At first, we will initiate a browser object to read, parse and upload data along with links. Create a new function, name it browser and pass it an argument which will be link to open. So,

import mechanize

def browser( link ):
    browser = mechanize.Browser()   # 1
    document = browser.open( link )   # 2
    if document.code < 400:        # 3
        html = document.read()
        list__ = filterSoup( html )       # 4
        return list__
    else:
        print "Error Code: ", document.code
        import sys
        sys.exit(1)

1, a browser object was created. 2, We opened the document. 3, We checked for document status, whether if it exists or not. 4, we passed the data to filterSoup function which will return a list as we will see so...

STEP 3

Extract Elements

Now, we will extract elements with the help of BeautifulSoup. In the previous step, the document html was passed to a function filterSoup which is expected to return a list of found html tags/elements. So, lets import BeautifulSoup and define the logic to locate the required elements. Lets just start with href attribute of anchor tags.

import mechanize
from BeautifulSoup import BeautifulSoup as bsoup 

def filterSoup( html ):
    data__ = [ ]
    page = bsoup( html )      # 1
    for link in page.findAll( 'a' ):     # 2
        data__.append( link.get( 'href' ) )   # 3
    return data__

def browser( target ):
    ...
    return list__

Note the above steps:

  1. bsoup( html ) will put all the html data into a sequence and will make it readable.
  2. The findAll method of soup object will return a list of required elements and which are in this case are anchor tags. All anchor tags will be returned in a list.
  3. Then we will append the value of href attributes of found tags in the data__ list.

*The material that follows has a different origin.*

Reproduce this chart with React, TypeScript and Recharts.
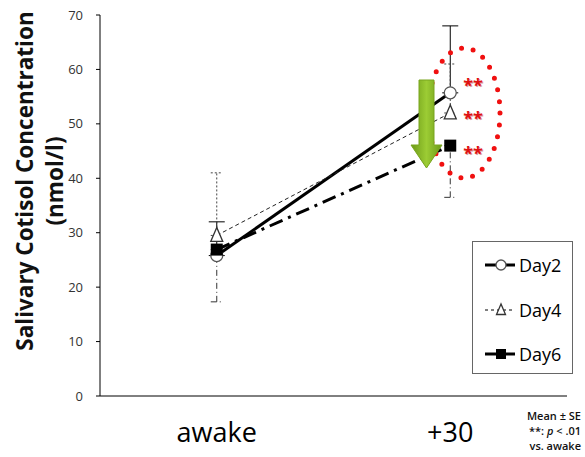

Now, you can add other elements with this very same procedure too. Lets add form elements too.

...

def filterSoup( html ):
    data__ = [ ]
    page = bsoup( html ) 
    for link in page.findAll( 'a' ):
        data__.append( link.get( 'href' ) ) 
    for link in page.findAll( 'form' ):
        data__.append( link.get( 'action' ) )
    return data__

def browser( target ):
    ...
    return list__

STEP 4

Print

Until now, we have our program logic. All we need know is to print it on the screen. Create a new function, name it main, get the argument using sys.argv list and pass it to browser function:

...
import sys

def main():
    tgt = sys.argv[1]
    links__ = browser( str( tgt ) )
    if len( links__ ) == 0:
        sys.exit( 'Nothing Found in the Document' )
    else:
        for link_ in links__:
            print link_

if __name__ == "__main__":
    main( )
       

UP here, we did almost nothing special. Just get the data from browser function, loop through it and print it on screen.

STEP 5

Wrap UP

Put it all now in a sequence. Wrap it UP...

import mechanize
from BeautifulSoup import BeautifulSoup as bsoup 
import sys

def filterSoup( html ):
    data__ = [ ]
    page = bsoup( html ) 
    for link in page.findAll( 'a' ):
        data__.append( link.get( 'href' ) ) 
    for link in page.findAll( 'form' ):
        data__.append( link.get( 'action' ) )
    return data__

def browser( link ):
    browser = mechanize.Browser() 
    document = browser.open( link )
    if document.code < 400:   
        html = document.read()
        list__ = filterSoup( html )
        return list__  
    else:
        print "Error Code: ", document.code
        import sys
        sys.exit(1)

def main():
    tgt = sys.argv[1]
    links__ = browser( str( tgt ) )
    if len( links__ ) == 0:
        sys.exit( 'Nothing Found in the Document' )
    else:
        for link_ in links__:
            print link_

if __name__ == "__main__":
    main( )

STEP 6

Run it

Lets have a test on our newly created web spider. Let be techchummi.com our target. So,

python spider.py https://www.techchummi.com
python web crawler

Conclusion

We have created a simple web crawler with a few lines of code in Python. We can collect multiple attributes, elements, headings, inline and block elements etc. BeautifulSoup has this simple approach for us by simplifying all the data into a list sequence which can be looped.